Guilt trip on a two-wheeler

After a 23 minute long emotional blackmail of my digital agency on the phone, I sat on my bike and embarked on a journey home. The cold breeze blowing through my hair put me at ease after a hectic day. I rode a few metres humming sara sara saarakaathu floating in tranquillity and contentment.

‘Hoi’ shouted someone and woke me up from that dream of a ride. The cool breeze through my hair was strange now. Ah yes! I had forgotten to wear my helmet. I slowed down to the side of the rode and wore my helmet now. The breeze was gone but sara sara saarakaathu remained on my lips.

Lost in thoughts, I casually rode my bike like it knew where to take me and I need not concentrate on riding. I stopped at all signals, religiously before the white lines on the road. I waited for the green light every single time, while squarely shutting out all the honking behind me.

As I rode slowly at less than 20 kmph, a black Toyota small car pulled itself out of parking struggling to drive on that single lane road with a constant flow of vehicles from behind. I slowed down and let the car go. He moved to the left, in a gesture that I assumed as him returning the favour and letting me overtake him.

Before I could realise, I came to a screeching halt crashing into the car I was going to overtake. I dropped my bike but stood still. I looked up in rage and realised he had his right indicator on. He was moving left (with his right indicator on) to take a U-turn in that narrow single lane road. I had missed the indicator and I tried overtaking him.

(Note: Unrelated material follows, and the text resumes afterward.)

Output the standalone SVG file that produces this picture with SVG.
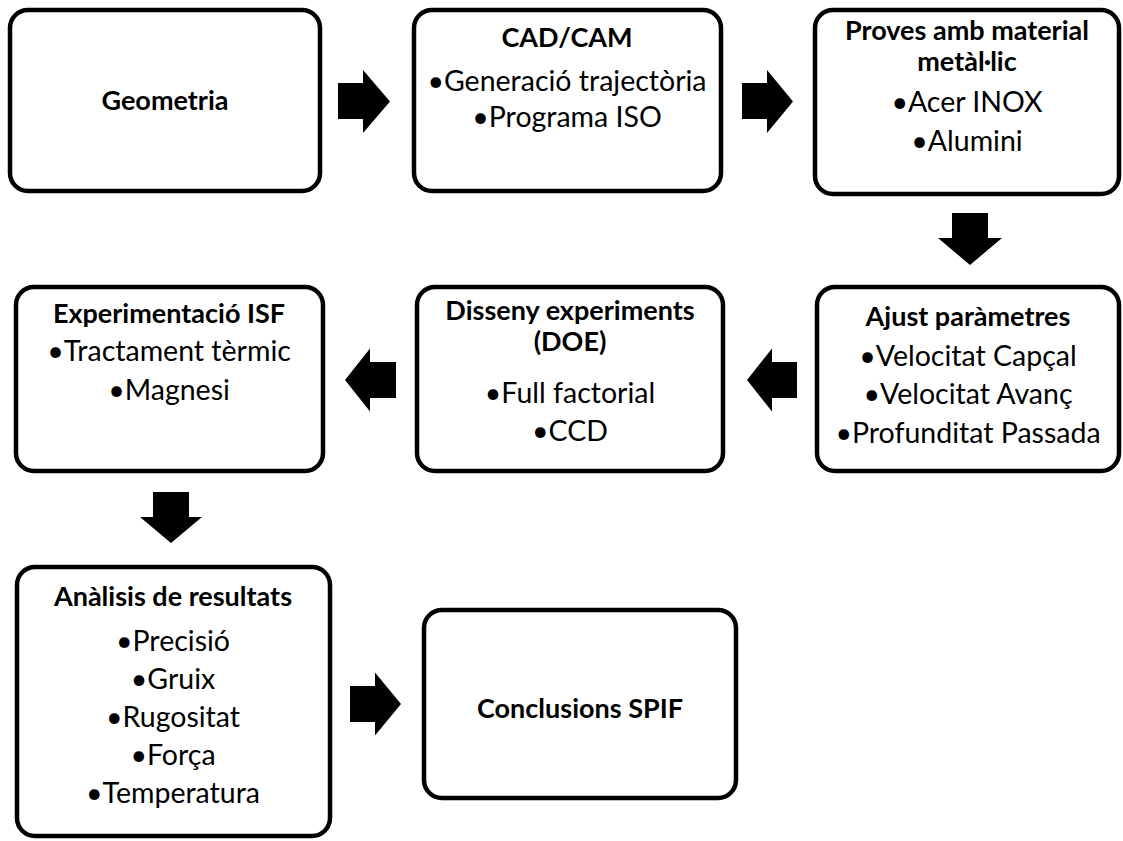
<svg xmlns="http://www.w3.org/2000/svg" width="1123" height="841" viewBox="0 0 1123 841">
<style>
.box{fill:#fff;stroke:#000;stroke-width:4.5}
.arr{fill:#000;stroke:none}
text{font-family:Lato,"Liberation Sans",sans-serif;font-size:28.5px;fill:#000;text-anchor:middle}
.t{font-weight:bold;font-size:27px}
</style>
<rect width="1123" height="841" fill="#fff"/>
<g id="connectors">
<polygon class="arr" points="338,83 363,83 363,70 390,101.5 363,133 363,119 338,119"/>
<polygon class="arr" points="742,83 767,83 767,70 793,101.5 767,133 767,119 742,119"/>
<polygon class="arr" points="952,213 988,213 988,238 1002,238 970,265 938,238 952,238"/>
<polygon class="arr" points="747,380 772,348.5 772,362 797,362 797,398 772,398 772,411.5"/>
<polygon class="arr" points="345,380 370,348.5 370,362 396,362 396,398 370,398 370,411.5"/>
<polygon class="arr" points="153,492 189,492 189,517 202,517 171,543 140,517 153,517"/>
<polygon class="arr" points="350,686 375,686 375,672.5 401,704 375,735.5 375,722 350,722"/>
</g>
<g id="geometria">
<rect class="box" x="10" y="10" width="310" height="181" rx="18"/>
<text class="t" x="165" y="110">Geometria</text>
</g>
<g id="cadcam">
<rect class="box" x="414" y="10" width="307" height="181" rx="18"/>
<text class="t" x="567" y="47">CAD/CAM</text>
<text x="567" y="91">•Generació trajectòria</text>
<text x="567" y="127">•Programa ISO</text>
</g>
<g id="proves">
<rect class="box" x="815" y="10" width="304" height="184" rx="18"/>
<text class="t" x="967" y="40">Proves amb material</text>
<text class="t" x="967" y="71">metàl·lic</text>
<text x="967" y="112">•Acer INOX</text>
<text x="967" y="151">•Alumini</text>
</g>
<g id="ajust">
<rect class="box" x="817" y="287" width="302" height="184" rx="18"/>
<text class="t" x="968" y="326">Ajust paràmetres</text>
<text x="968" y="366">•Velocitat Capçal</text>
<text x="968" y="404">•Velocitat Avanç</text>
<text x="968" y="443">•Profunditat Passada</text>
</g>
<g id="disseny">
<rect class="box" x="417" y="287" width="306" height="184" rx="18"/>
<text class="t" x="570" y="320">Disseny experiments</text>
<text class="t" x="570" y="351">(DOE)</text>
<text x="570" y="403">•Full factorial</text>
<text x="570" y="441">•CCD</text>
</g>
<g id="experimentacio">
<rect class="box" x="16" y="287" width="307" height="184" rx="18"/>
<text class="t" x="169" y="323">Experimentació ISF</text>
<text x="169" y="361">•Tractament tèrmic</text>
<text x="169" y="400">•Magnesi</text>
</g>
<g id="analisis">
<rect class="box" x="17" y="567" width="313" height="269" rx="18"/>
<text class="t" x="173" y="606">Anàlisis de resultats</text>
<text x="173" y="651">•Precisió</text>
<text x="173" y="689">•Gruix</text>
<text x="173" y="727">•Rugositat</text>
<text x="173" y="765">•Força</text>
<text x="173" y="803">•Temperatura</text>
</g>
<g id="conclusions">
<rect class="box" x="424" y="610" width="312" height="188" rx="18"/>
<text class="t" x="580" y="718">Conclusions SPIF</text>
</g>
</svg>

Fuming in anger, I looked up at him. He was frantically pointing at the indicator. He was right. It was my fault. My ego pulled its head out and I was thinking up a million reasons to blame it back on him. He got off his car, came in front of me and said, “The indicator was on, my dear. Are you hurt?” My anger slowly turned to shame.

I pride myself with being a responsible motorist. I was careless today and I scratched what looked like a new car. I pulled my bike up and turned the ignition on. He said, “are you sure you’re okay? Ride safe, will you?” I said, “Yes. I will. Thank you” and rode away.

Dear nice-guy-in-the-black-Toyota-small-car-in-Indiranagar today, I am sorry. I’m sorry for being rude while I was at fault. I am sorry for the scratches on your car. I am sorry for speeding away.

And dear guy who crossed the road to help me get my bike up, thank you. Thanks for the effort. I did help myself this time. But I appreciate your thoughtfulness.